Since leaving the Trump administration, Bolton has joined Trump’s Enemies List thanks to the publication of his memoir, The Room Where It Happened, in which he detailed Trump’s bizarre deference to foreign dictators, among other lowlights. Despite Bolton’s beef with Trump, he’s maintained a public appreciation of the administration’s harsh stance toward Iran, making his latest criticism all the more notable. After Trump ordered the assassination of a high-ranking Iranian general in January, Bolton tweeted “congratulations” to “all involved” in the killing and added, “Hope this is the first step to regime change in Tehran.”
“When even John Bolton thinks what you’re doing is too far, that really says something,” Stephen Miles, executive director of the anti-war advocacy group Win Without War, told me. “This whole absurd effort proves just once more than maximum pressure is a maximum failure.”
Trump’s attempt to trigger the “snapback” sanctions is just the latest example of the United States failing to build a coalition for its pressure campaign against Iran.
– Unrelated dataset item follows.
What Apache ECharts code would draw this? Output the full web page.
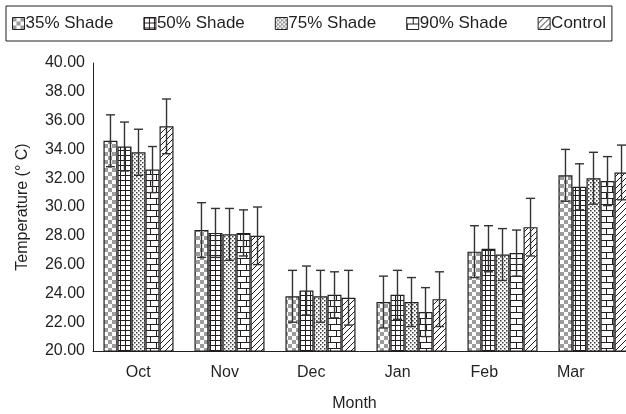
<!DOCTYPE html>
<html>
<head>
<meta charset="utf-8">
<script src="https://cdn.jsdelivr.net/npm/echarts@6/dist/echarts.min.js"></script>
<style>
  html, body { margin: 0; padding: 0; background: #fff; }
  #chart { width: 626px; height: 414px; }
</style>
</head>
<body>
<div id="chart"></div>
<script>
// Monthly mean temperature under different shade levels (± error)
const months = ['Oct', 'Nov', 'Dec', 'Jan', 'Feb', 'Mar'];
const seriesNames = ['35% Shade', '50% Shade', '75% Shade', '90% Shade', 'Control'];

const shade35 = [34.6, 28.4, 23.8, 23.4, 26.9, 32.2];
const shade35Err = [1.8, 1.9, 1.8, 1.8, 1.8, 1.8];
const shade50 = [34.2, 28.2, 24.2, 23.9, 27.1, 31.4];
const shade50Err = [1.7, 1.7, 1.7, 1.7, 1.6, 1.6];
const shade75 = [33.8, 28.1, 23.8, 23.4, 26.7, 32.0];
const shade75Err = [1.6, 1.8, 1.8, 1.7, 1.8, 1.8];
const shade90 = [32.6, 28.2, 23.9, 22.7, 26.8, 31.8];
const shade90Err = [1.6, 1.6, 1.6, 1.7, 1.6, 1.7];
const control = [35.6, 28.0, 23.7, 23.6, 28.6, 32.4];
const controlErr = [1.9, 2.0, 1.9, 1.9, 2.0, 1.9];

const yTicks = [20, 22, 24, 26, 28, 30, 32, 34, 36, 38, 40];

const means = [shade35, shade50, shade75, shade90, control];
const errors = [shade35Err, shade50Err, shade75Err, shade90Err, controlErr];

const INK = '#231f20';
const FONT = '"Liberation Sans", Arial, sans-serif';
const CATEGORY_GAP = 0.23;

// ---- fill patterns -------------------------------------------------------
function tile(w, h, draw) {
  const c = document.createElement('canvas');
  c.width = w; c.height = h;
  const ctx = c.getContext('2d');
  ctx.fillStyle = '#fff';
  ctx.fillRect(0, 0, w, h);
  draw(ctx, w, h);
  return c;
}

const checker = tile(8, 8, (ctx) => {
  ctx.fillStyle = '#9c9c9c';
  ctx.fillRect(0, 0, 4, 4);
  ctx.fillRect(4, 4, 4, 4);
});

const gridFill = tile(5, 5, (ctx) => {
  ctx.fillStyle = INK;
  ctx.fillRect(0, 0, 5, 1);
  ctx.fillRect(0, 0, 1, 5);
});

const dots = tile(4, 4, (ctx) => {
  ctx.fillStyle = '#3a3a3a';
  ctx.fillRect(0, 0, 1.5, 1.5);
  ctx.fillRect(2, 2, 1.5, 1.5);
});

const brick = tile(12, 12, (ctx) => {
  ctx.fillStyle = INK;
  ctx.fillRect(0, 0, 12, 1);
  ctx.fillRect(0, 6, 12, 1);
  ctx.fillRect(6, 0, 1, 6);
  ctx.fillRect(0, 6, 1, 6);
});

const hatch = tile(6, 6, (ctx) => {
  ctx.strokeStyle = INK;
  ctx.lineWidth = 1;
  ctx.beginPath();
  ctx.moveTo(-1, 7); ctx.lineTo(7, -1);
  ctx.moveTo(-1, 1); ctx.lineTo(1, -1);
  ctx.moveTo(5, 7); ctx.lineTo(7, 5);
  ctx.stroke();
});

const fills = [checker, gridFill, dots, brick, hatch];

// ---- series --------------------------------------------------------------
const barSeries = seriesNames.map((name, i) => ({
  name: name,
  type: 'bar',
  xAxisIndex: 0,
  yAxisIndex: 0,
  barGap: 0,
  barCategoryGap: (CATEGORY_GAP * 100) + '%',
  data: means[i],
  itemStyle: {
    color: { image: fills[i], repeat: 'repeat' },
    borderColor: INK,
    borderWidth: 1.2
  },
  emphasis: { disabled: true }
}));

const errorSeries = seriesNames.map((name, i) => ({
  type: 'custom',
  xAxisIndex: 0,
  yAxisIndex: 0,
  z: 10,
  silent: true,
  encode: { x: 0, y: 1 },
  data: months.map((m, j) => [j, means[i][j], errors[i][j]]),
  renderItem: function (params, api) {
    const band = api.size([1, 0])[0];
    const barW = band * (1 - CATEGORY_GAP) / seriesNames.length;
    const cat = api.value(0);
    const mean = api.value(1);
    const err = api.value(2);
    const x = api.coord([cat, mean])[0] + (i - (seriesNames.length - 1) / 2) * barW;
    const yTop = api.coord([cat, mean + err])[1];
    const yBot = api.coord([cat, mean - err])[1];
    const cap = 4.5;
    const style = { stroke: '#333', lineWidth: 1.4 };
    return {
      type: 'group',
      children: [
        { type: 'line', shape: { x1: x, y1: yTop, x2: x, y2: yBot }, style: style },
        { type: 'line', shape: { x1: x - cap, y1: yTop, x2: x + cap, y2: yTop }, style: style },
        { type: 'line', shape: { x1: x - cap, y1: yBot, x2: x + cap, y2: yBot }, style: style }
      ]
    };
  }
}));

const chart = echarts.init(document.getElementById('chart'), null, { renderer: 'canvas' });

chart.setOption({
  animation: false,
  backgroundColor: '#fff',
  textStyle: { fontFamily: FONT, color: INK },
  legend: {
    data: seriesNames,
    icon: 'rect',
    left: 6,
    top: 6,
    padding: [9, 6, 9, 6],
    itemGap: 30,
    itemWidth: 12,
    itemHeight: 12,
    borderColor: INK,
    borderWidth: 1,
    selectedMode: false,
    itemStyle: { borderColor: INK, borderWidth: 1 },
    textStyle: { fontSize: 17, color: INK, fontFamily: FONT, padding: [0, 0, 0, -4] }
  },
  grid: [
    { left: 93, top: 63, width: 546, height: 288, containLabel: false, outerBoundsMode: 'none' },
    { left: 95, top: 63, width: 519, height: 288, containLabel: false, outerBoundsMode: 'none' }
  ],
  xAxis: [
    {
      type: 'category',
      gridIndex: 0,
      data: months,
      axisLine: { show: true, lineStyle: { color: INK, width: 1 } },
      axisTick: { show: false },
      axisLabel: { show: false }
    },
    {
      type: 'category',
      gridIndex: 1,
      data: months,
      axisLine: { show: false },
      axisTick: { show: false },
      axisLabel: { fontSize: 16, color: INK, fontFamily: FONT, margin: 14 },
      name: 'Month',
      nameLocation: 'middle',
      nameGap: 45,
      nameTextStyle: { fontSize: 16, color: INK, fontFamily: FONT }
    }
  ],
  yAxis: [
    {
      type: 'value',
      gridIndex: 0,
      min: yTicks[0],
      max: yTicks[yTicks.length - 1],
      interval: yTicks[1] - yTicks[0],
      axisLine: { show: true, lineStyle: { color: INK, width: 1 } },
      axisTick: { show: false },
      splitLine: { show: false },
      axisLabel: {
        fontSize: 16, color: INK, fontFamily: FONT, margin: 8,
        formatter: (v) => v.toFixed(2)
      },
      name: 'Temperature (° C)',
      nameLocation: 'middle',
      nameGap: 62,
      nameTextStyle: { fontSize: 16, color: INK, fontFamily: FONT }
    },
    {
      type: 'value',
      gridIndex: 1,
      min: yTicks[0],
      max: yTicks[yTicks.length - 1],
      show: false
    },
    {
      // end ticks at the top and bottom of the value axis
      type: 'value',
      gridIndex: 0,
      min: yTicks[0],
      max: yTicks[yTicks.length - 1],
      interval: yTicks[yTicks.length - 1] - yTicks[0],
      axisLine: { show: false },
      axisTick: { show: true, length: 6, lineStyle: { color: INK, width: 1 } },
      axisLabel: { show: false },
      splitLine: { show: false }
    }
  ],
  series: barSeries.concat(errorSeries)
});
</script>
</body>
</html>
When the United Nations Security Council shot down a US attempt to extend an arms embargo against Iran last week, only one country, the Dominican Republic, voted with the United States.
The traditional European allies who usually remain in lockstep with the United States on foreign policy matters have long since given up on Trump. Within minutes of Pompeo’s declaration on Thursday that the US was triggering new sanctions, Germany, France, and the UK had all sharply denounced it in a shared statement that questioned its legality under the nuclear deal. With no clear mechanism to resolve the dispute, it’s unlikely the UN will ever restore the sanctions requested by Pompeo.
The international community’s uniform opposition to the “snapback” procedure “says a lot about the world status of the US today,” Gérard Araud, former French ambassador to the United States, tweeted. Pompeo, meanwhile, noted that the UN Security Council had “failed to hold Iran accountable,” so today, “America will correct these errors.”